You don’t need to be a professional recruiter to use best hiring practices. For a good start, implement some of the industry best practices into your everyday operations.
1. Do it like a pro.
Know exactly who you are looking for (job description). Act quickly. The best candidates will get hired fast, either by you or someone else.
Ensure a good candidate experience (it’s a small world).
Work closely with the recruiter (both internal and external) and ensure he or she is thoroughly briefed and excited about the company and role to excite potential candidates.
2. Help your candidates like you.
There is no point searching for A-players if you’re unable to present them a competitive offer. Even if you are not able to offer the highest salaries, you can still bring great people on board.
Your candidates might be more interested in remote working or longer holidays rather than a 10% salary increase. While interviewing, dare to ask what matters to them before you extend an offer. This is especially effective if the candidate looks initially out of reach due to budget constraints.
Be creative. While preparing an offer for your candidate, talk about things that matter to them most, let it be impact, independence, more challenging role but also shares, longer holidays, shorter working hours, flexibility, office location, free snacks/lunches, team building activities, conferences/training, or “come with your dog” policies.
3. Don’t oversell.
There is a difference between talking about a big bold organizational vision (good idea) and overselling reality (bad idea). Be open about your current situation, challenges, tools, budgets, team, ownership, and impact the person will have. Overselling never ends well, neither for the candidate nor for you.
4. Take ownership.
Don’t believe that someone else can “hack” the hiring for you. If you don’t know who you are looking for, what they will work on, or you have no clear selling proposition for candidates, no one else can do it for you.

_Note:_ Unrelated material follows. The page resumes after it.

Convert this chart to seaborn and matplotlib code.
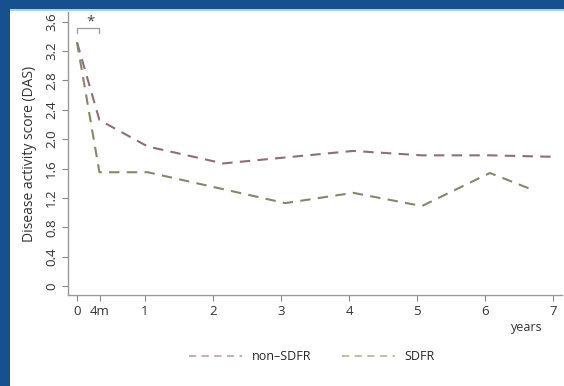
import numpy as np
import pandas as pd
import matplotlib
matplotlib.use('Agg')
import matplotlib.pyplot as plt
import seaborn as sns
from matplotlib.patches import Rectangle

# values
non_sdfr_years = [0, 0.33, 1.04, 2.15, 3.05, 4.06, 5.07, 6.07, 7.0]
non_sdfr_das = [3.32, 2.26, 1.90, 1.67, 1.75, 1.84, 1.78, 1.78, 1.76]
sdfr_years = [0, 0.33, 1.04, 2.1, 3.06, 4.06, 5.07, 6.07, 6.7]
sdfr_das = [3.32, 1.55, 1.55, 1.33, 1.13, 1.27, 1.09, 1.54, 1.31]
groups = ['non\u2013SDFR', 'SDFR']
xtick_pos = [0, 0.333, 1, 2, 3, 4, 5, 6, 7]
xtick_labels = ['0', '4m', '1', '2', '3', '4', '5', '6', '7']
ytick_pos = [0, 0.4, 0.8, 1.2, 1.6, 2.0, 2.4, 2.8, 3.2, 3.6]
ytick_labels = ['0', '0.4', '0.8', '1.2', '1.6', '2.0', '2.4', '2.8', '3.2', '3.6']

df = pd.concat([
    pd.DataFrame({'years': non_sdfr_years, 'DAS': non_sdfr_das, 'group': groups[0]}),
    pd.DataFrame({'years': sdfr_years, 'DAS': sdfr_das, 'group': groups[1]}),
], ignore_index=True)

sns.set_style('ticks')
plt.rcParams['font.family'] = ['Open Sans', 'DejaVu Sans']

W, H = 564, 386
fig = plt.figure(figsize=(W / 100, H / 100), dpi=100)
fig.patch.set_facecolor('#17508f')
# white slide panel
fig.patches.append(Rectangle((10 / W, 0), 1, (H - 10) / H, transform=fig.transFigure,
                             facecolor='white', edgecolor='none', zorder=-2))
fig.patches.append(Rectangle((10 / W, (H - 11) / H), 1, 1.5 / H, transform=fig.transFigure,
                             facecolor='#9fd3ef', edgecolor='none', zorder=-2))

ax = fig.add_axes([68 / W, (H - 295) / H, (562 - 68) / W, (295 - 12) / H])
ax.set_facecolor('none')
ax.set_zorder(2)

palette = {groups[0]: '#8d6f78', groups[1]: '#85866c'}
sns.lineplot(data=df, x='years', y='DAS', hue='group', palette=palette, ax=ax,
             sort=False, linewidth=1.5, legend=False)
for line in ax.lines:
    line.set_dashes((5, 3.5))

ax.set_xlim(-0.132, 7.13)
ax.set_ylim(-0.12, 3.73)
ax.set_xticks(xtick_pos)
ax.set_xticklabels(xtick_labels, fontsize=9.5, color='#333333')
ax.set_yticks(ytick_pos)
ax.set_yticklabels(ytick_labels, fontsize=9.5, color='#333333', rotation=90, va='center')
ax.tick_params(axis='both', length=4, width=0.8, color='#888888', pad=3)
ax.set_xlabel('')
ax.set_ylabel('Disease activity score (DAS)', fontsize=10, color='#333333', labelpad=6)
for s in ['top', 'right']:
    ax.spines[s].set_visible(False)
for s in ['left', 'bottom']:
    ax.spines[s].set_color('#999999')
    ax.spines[s].set_linewidth(1.0)

# significance bracket between baseline and 4 months
ax.plot([0, 0, 0.33, 0.33], [3.44, 3.51, 3.51, 3.44], color='#999999', lw=0.9, clip_on=False)
ax.text(0.2, 3.6, '*', ha='center', va='center', fontsize=11, color='#444444')

fig.text(527 / W, 1 - 327 / H, 'years', ha='center', va='center', fontsize=9, color='#333333')

# legend below the plot
handles = [plt.Line2D([], [], color='#c9a5ad', lw=1.3, dashes=(4, 3)),
           plt.Line2D([], [], color='#b9bb9c', lw=1.3, dashes=(4, 3))]
fig.legend(handles, groups, loc='center', bbox_to_anchor=(312 / W, 1 - 357 / H), ncol=2,
           frameon=False, fontsize=9, handlelength=4.2, columnspacing=2.5, handletextpad=0.8)

fig.savefig('out.png', dpi=100, facecolor=fig.get_facecolor())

If you feel like you need an advice, hire an experienced consultant who will work closely with you to set up the basics. It is too early to work with external recruiters if you don’t have the tools (a message, a unique value proposition), which would help them attract strong candidates.
5. Stay hands-on.
Your company is still small, pays less than your established competitors, and doesn’t have a recognizable brand – yet. This is exactly why you, your vision, and your passion are the best reason for candidates to join you*.
Go out and talk to people. Make extensive use of your network and your network’s network. Talk openly about who you are looking for. Don’t be shy approaching interesting people on LinkedIn. Go to events. Being hands-on will help you build your company visibility as well as get direct feedback from interested candidates about your offer and company.
*This is also why it is impossible to outsource hiring at an early stage if you want high-quality results.
6. Be ready to fight for the right candidate, because others will.
Keep the conversation open, be aware of their doubts and try to answer their questions upfront, build trust and excitement about the opportunity of working together, keep aligned about their salary expectations (it might change over the process), and always be closing. From the candidate’s perspective, changing jobs is a complex process – it is not only about the job itself, but also emotions (fear of change or risk avoidance) and how the change will impact their loved ones.
Handling objections is an important part of a recruiter’s job. Or yours, if you currently have no recruiter on board.
7. It is all about timing and building a relationship.
Don’t get discouraged if the candidate tells you that she’s not interested at the moment. It’s still a good idea to invite her to the office or for lunch, get to know her better and build a relationship. The truth is that lots of interesting candidates will not be interested in your company initially – they are busy, they regularly receive interesting offers, and you are anonymous to them (for now). Help them get to know you.